Job Applicants Fake Personality Tests to Fit In

Organizations don’t just want people with talent; they want employees whom will fit in with the overall culture of their organization, including mission, vision, and values.

Research on person-organization fit has long suggested that organizations experience positive outcomes when their employees experience a high level of personality synchronicity with the existing organizational culture. Some of these positive outcomes include higher organizational commitment, better job performance, and lower turnover.

However, job applicants often fake answers to job interview questions, or answer in socially-desirable ways.

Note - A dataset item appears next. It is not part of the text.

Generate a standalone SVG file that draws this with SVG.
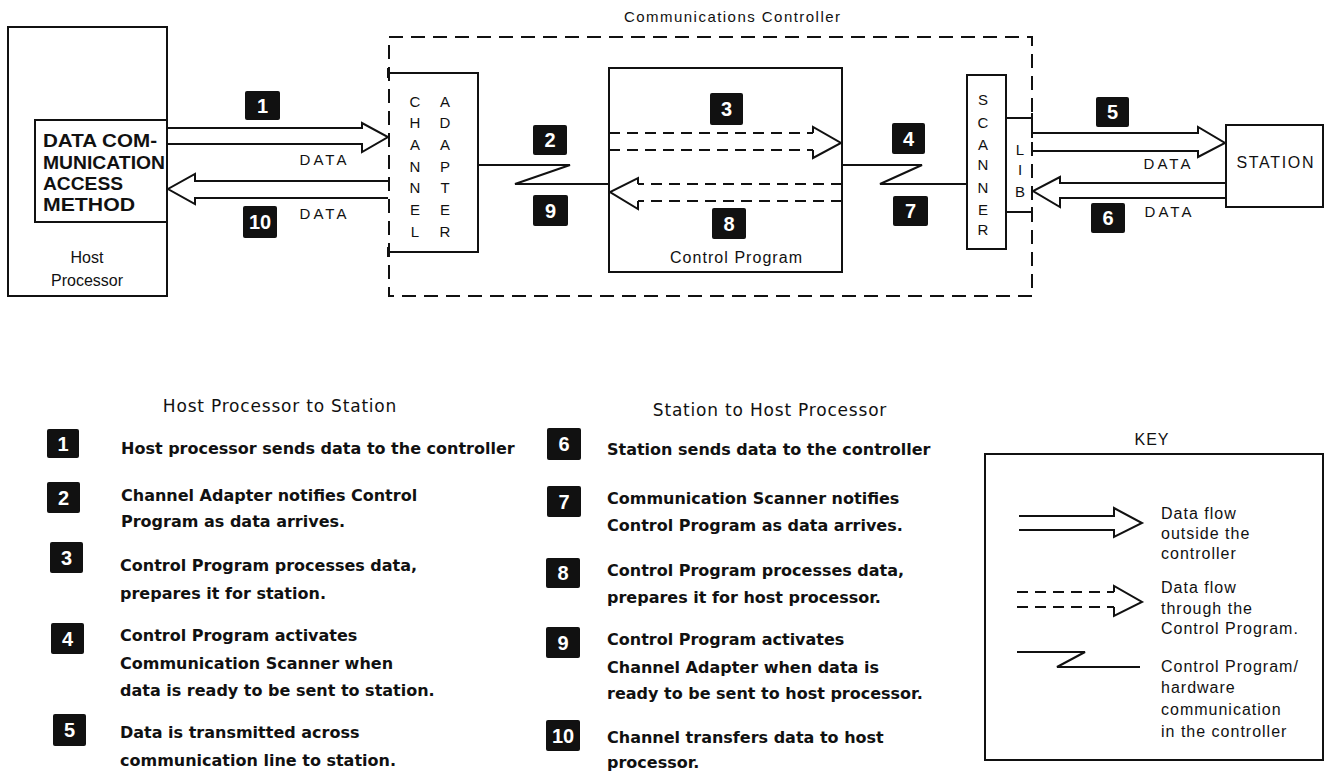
<svg xmlns="http://www.w3.org/2000/svg" width="1330" height="772" viewBox="0 0 1330 772">
<defs>
<style>
.bx{fill:none;stroke:#111;stroke-width:2}
.ln{fill:none;stroke:#111;stroke-width:2;stroke-linejoin:miter}
.dl{fill:none;stroke:#111;stroke-width:2;stroke-dasharray:11 7}
.db{fill:none;stroke:#111;stroke-width:2;stroke-dasharray:14 8}
.t{font-family:"Liberation Sans",Arial,sans-serif;font-size:15px;fill:#111}
.tc{text-anchor:middle}
.b{font-family:"Liberation Sans",Arial,sans-serif;font-weight:bold;font-size:18px;fill:#111}
.lg{font-family:"DejaVu Sans",sans-serif;font-weight:bold;font-size:16px;fill:#111}
.hd{font-family:"DejaVu Sans",sans-serif;font-size:17px;letter-spacing:0.8px;fill:#111;text-anchor:middle}
.bg rect{fill:#111}
.bg text{font-family:"Liberation Sans",Arial,sans-serif;font-weight:bold;font-size:20px;fill:#fff;text-anchor:middle}
.kt{font-family:"Liberation Sans",Arial,sans-serif;font-size:16px;letter-spacing:1px;fill:#111}
</style>
</defs>
<rect width="1330" height="772" fill="#fff"/>

<g id="host-processor">
<rect class="bx" x="8" y="27" width="159" height="269"/>
<text class="t tc" x="87" y="263" style="font-size:16px">Host</text>
<text class="t tc" x="87" y="286" style="font-size:16px">Processor</text>
</g>

<g id="dcam">
<rect class="bx" x="35" y="120" width="132" height="102"/>
<text class="b" x="43" y="147" textLength="114" lengthAdjust="spacingAndGlyphs">DATA COM-</text>
<text class="b" x="43" y="169" textLength="122" lengthAdjust="spacingAndGlyphs">MUNICATION</text>
<text class="b" x="43" y="190" textLength="80" lengthAdjust="spacingAndGlyphs">ACCESS</text>
<text class="b" x="43" y="211" textLength="92" lengthAdjust="spacingAndGlyphs">METHOD</text>
</g>

<g id="communications-controller">
<rect class="db" x="389" y="37" width="643" height="259"/>
<text class="t tc" x="732" y="22" textLength="216" lengthAdjust="spacing">Communications Controller</text>
</g>

<g id="channel-adapter">
<path class="ln" d="M388,73 H478 V252 H388 M388,68 V78 M388,247 V257"/>
<g class="t tc">
<text x="415" y="107">C</text><text x="415" y="128">H</text><text x="415" y="150">A</text><text x="415" y="172">N</text><text x="415" y="193">N</text><text x="415" y="215">E</text><text x="415" y="237">L</text>
<text x="445" y="107">A</text><text x="445" y="128">D</text><text x="445" y="150">A</text><text x="445" y="172">P</text><text x="445" y="193">T</text><text x="445" y="215">E</text><text x="445" y="237">R</text>
</g>
</g>

<g id="control-program">
<rect class="bx" x="609" y="68" width="233" height="204"/>
<text class="t tc" x="736" y="263" style="font-size:16px" textLength="132" lengthAdjust="spacing">Control Program</text>
</g>

<g id="scanner">
<rect class="bx" x="967" y="75" width="39" height="174"/>
<g class="t tc">
<text x="983" y="105">S</text><text x="983" y="128">C</text><text x="983" y="150">A</text><text x="983" y="170">N</text><text x="983" y="193">N</text><text x="983" y="215">E</text><text x="983" y="235">R</text>
</g>
</g>

<g id="lib">
<path class="ln" d="M1006,118 H1032 M1006,212 H1032 M1032,113 V123 M1032,207 V217"/>
<g class="t tc">
<text x="1020" y="155">L</text><text x="1020" y="175">I</text><text x="1020" y="197">B</text>
</g>
</g>

<g id="station">
<rect class="bx" x="1226" y="125" width="97" height="82"/>
<text class="t tc" x="1275" y="168" style="font-size:16px" textLength="77" lengthAdjust="spacing">STATION</text>
</g>

<g id="connectors">
<path class="ln" d="M167,128 H362 V123 L388,137 L362,152 V144 H167"/>
<path class="ln" d="M388,181 H195 V174 L168,189 L195,204 V198 H388"/>
<path class="ln" d="M478,165 H570 L515,184 H609"/>
<path class="dl" d="M609,133 H813 M609,150 H813"/>
<path class="ln" d="M813,133 V127 L841,143 L813,158 V150"/>
<path class="dl" d="M842,184 H638 M842,201 H638"/>
<path class="ln" d="M638,184 V178 L610,192 L638,209 V201"/>
<path class="ln" d="M842,165 H922 L880,184 H967"/>
<path class="ln" d="M1032,133 H1198 V127 L1225,143 L1198,157 V151 H1032 M1032,128 V138 M1032,146 V156"/>
<path class="ln" d="M1226,183 H1060 V177 L1033,191 L1060,207 V198 H1226"/>
<text class="t tc" x="323" y="165" textLength="47" lengthAdjust="spacing">DATA</text>
<text class="t tc" x="323" y="219" textLength="47" lengthAdjust="spacing">DATA</text>
<text class="t tc" x="1167" y="169" textLength="47" lengthAdjust="spacing">DATA</text>
<text class="t tc" x="1168" y="217" textLength="47" lengthAdjust="spacing">DATA</text>
</g>

<g id="badges" class="bg">
<g id="b1"><rect x="245" y="91" width="35" height="29" rx="2"/><text x="262.5" y="113">1</text></g>
<g id="b10"><rect x="243" y="206" width="34" height="32" rx="2"/><text x="260" y="229">10</text></g>
<g id="b2"><rect x="533" y="125" width="34" height="30" rx="2"/><text x="550" y="147">2</text></g>
<g id="b9"><rect x="533" y="195" width="35" height="31" rx="2"/><text x="550.5" y="218">9</text></g>
<g id="b3"><rect x="710" y="93" width="33" height="32" rx="2"/><text x="726.5" y="116">3</text></g>
<g id="b8"><rect x="712" y="208" width="34" height="31" rx="2"/><text x="729" y="231">8</text></g>
<g id="b4"><rect x="892" y="123" width="33" height="31" rx="2"/><text x="908.5" y="146">4</text></g>
<g id="b7"><rect x="893" y="196" width="35" height="30" rx="2"/><text x="910.5" y="218">7</text></g>
<g id="b5"><rect x="1096" y="97" width="33" height="30" rx="2"/><text x="1112.5" y="119">5</text></g>
<g id="b6"><rect x="1091" y="203" width="34" height="30" rx="2"/><text x="1108" y="225">6</text></g>
</g>

<g id="legend-host-to-station">
<text class="hd" x="280" y="412">Host Processor to Station</text>
<g class="bg">
<rect x="47" y="429" width="32" height="29" rx="2"/><text x="63" y="451">1</text>
<rect x="47" y="482" width="33" height="31" rx="2"/><text x="63.5" y="505">2</text>
<rect x="50" y="542" width="33" height="31" rx="2"/><text x="66.5" y="565">3</text>
<rect x="51" y="623" width="33" height="31" rx="2"/><text x="67.5" y="646">4</text>
<rect x="53" y="714" width="33" height="32" rx="2"/><text x="69.5" y="737">5</text>
</g>
<text class="lg" x="121" y="454">Host processor sends data to the controller</text>
<text class="lg" x="121" y="501">Channel Adapter notifies Control</text>
<text class="lg" x="121" y="527">Program as data arrives.</text>
<text class="lg" x="120" y="571">Control Program processes data,</text>
<text class="lg" x="120" y="599">prepares it for station.</text>
<text class="lg" x="120" y="641">Control Program activates</text>
<text class="lg" x="120" y="669">Communication Scanner when</text>
<text class="lg" x="120" y="696">data is ready to be sent to station.</text>
<text class="lg" x="120" y="738">Data is transmitted across</text>
<text class="lg" x="120" y="766">communication line to station.</text>
</g>

<g id="legend-station-to-host">
<text class="hd" x="770" y="416">Station to Host Processor</text>
<g class="bg">
<rect x="547" y="428" width="34" height="32" rx="2"/><text x="564" y="451">6</text>
<rect x="547" y="486" width="34" height="31" rx="2"/><text x="564" y="509">7</text>
<rect x="546" y="558" width="34" height="30" rx="2"/><text x="563" y="580">8</text>
<rect x="546" y="627" width="34" height="31" rx="2"/><text x="563" y="650">9</text>
<rect x="546" y="720" width="34" height="31" rx="2"/><text x="563" y="743">10</text>
</g>
<text class="lg" x="607" y="455">Station sends data to the controller</text>
<text class="lg" x="607" y="504">Communication Scanner notifies</text>
<text class="lg" x="607" y="531">Control Program as data arrives.</text>
<text class="lg" x="607" y="576">Control Program processes data,</text>
<text class="lg" x="607" y="603">prepares it for host processor.</text>
<text class="lg" x="607" y="645">Control Program activates</text>
<text class="lg" x="607" y="673">Channel Adapter when data is</text>
<text class="lg" x="607" y="699">ready to be sent to host processor.</text>
<text class="lg" x="607" y="743">Channel transfers data to host</text>
<text class="lg" x="607" y="768">processor.</text>
</g>

<g id="key">
<text class="kt tc" x="1152" y="445">KEY</text>
<rect class="bx" x="985" y="454" width="338" height="306"/>
<path class="ln" d="M1019,516 H1114 V508 L1142,523 L1114,537 V530 H1019"/>
<path class="dl" d="M1017,592 H1114 M1017,607 H1114"/>
<path class="ln" d="M1114,592 V586 L1142,602 L1114,616 V607"/>
<path class="ln" d="M1017,652 H1085 L1057,667 H1140"/>
<text class="kt" x="1161" y="519">Data flow</text>
<text class="kt" x="1161" y="539">outside the</text>
<text class="kt" x="1161" y="559">controller</text>
<text class="kt" x="1161" y="593">Data flow</text>
<text class="kt" x="1161" y="614">through the</text>
<text class="kt" x="1161" y="634">Control Program.</text>
<text class="kt" x="1161" y="672">Control Program/</text>
<text class="kt" x="1161" y="693">hardware</text>
<text class="kt" x="1161" y="715">communication</text>
<text class="kt" x="1161" y="737">in the controller</text>
</g>
</svg>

How can organizations know if applicants actually fit in with the organizational culture, or whether the applicants are just making it seem that way?


Researchers (Roulin & Krings, 2019) decided to test how and when applicants falsified job-interview answers, by investigating how they responded to pre-hire personality assessments. First, they looked at the traits of honesty-humility and agreeableness. These traits were chosen due to their relationship with competitiveness.

In this study, researchers expected that applicants would decrease their honesty-humility scores to match a competitive culture and increase them to match a non-competitive culture. When it came to innovation, researchers expected applicants to increase their scores on openness to match a more innovative culture and decrease these scores to match less innovative cultures.


In the first study, researchers had 200 participants take two personality tests—one that appeared in a job selection scenario and another in which they were asked to reply honestly. This allowed researchers to determine if perceived organizational culture actually causes applicant faking. Their hypotheses was supported when participants showed tendencies to fake being more or less competitive in order to match how competitive they perceived the organization to be.

The researchers conducted a second study using similar methodology to the first study. They used 125 participants and found similar evidence of faking to match perceived innovation culture.

The researchers conducted a third study that was designed to catch applicants faking person-organization fit. Here, researchers tried to control for self-selection; that is, applicants might be drawn to interview in a culture that already seems to meet their values. If that was the case, there might not be a point in faking answers on an assessment. Results indicated that employees still faked their answers, as was seen in the first two studies.

The fourth study attempted to show that faking would still occur when the applicants chose the organization they applied to, as opposed to the previous studies in which participants were told the organization they were applying to. Strategic faking was still present, although researchers acknowledge there could still be other influences on this relationship.

In the fifth and final study, researchers attempted to rule out anything that might have impacted the fourth study. They still found that participants faked to increase their cultural fit, whether or not they chose the organization to which they applied.


In sum, the researchers determined that job applicants fake answers on personality assessments in order to appear appealing to an organization. Still, this faking may happen less often when applicants can choose where to apply—as real-life applicants obviously can. The bad news for organizations is that current methods of catching fakers are not as useful when the assessment is attempting to measure cultural fit. After all, personality tests are self-reported, and it is fairly easy to ascertain when a question is looking for an answer related to a competitive or innovative trait.

All organizations can do is fly their cultural flag high to attract the right candidates. Ideally, these candidates truly want to be part of the organization and naturally have the right person-organization fit. However, organizations should still be aware that applicants can use their perceptions of the organizational culture to fake their answers on an assessment.


Roulin, N. & Krings, F. (2019). Faking to Fit In: Applicants’ Response Strategies to Match Organizational Culture. Journal of Applied Psychology, online first.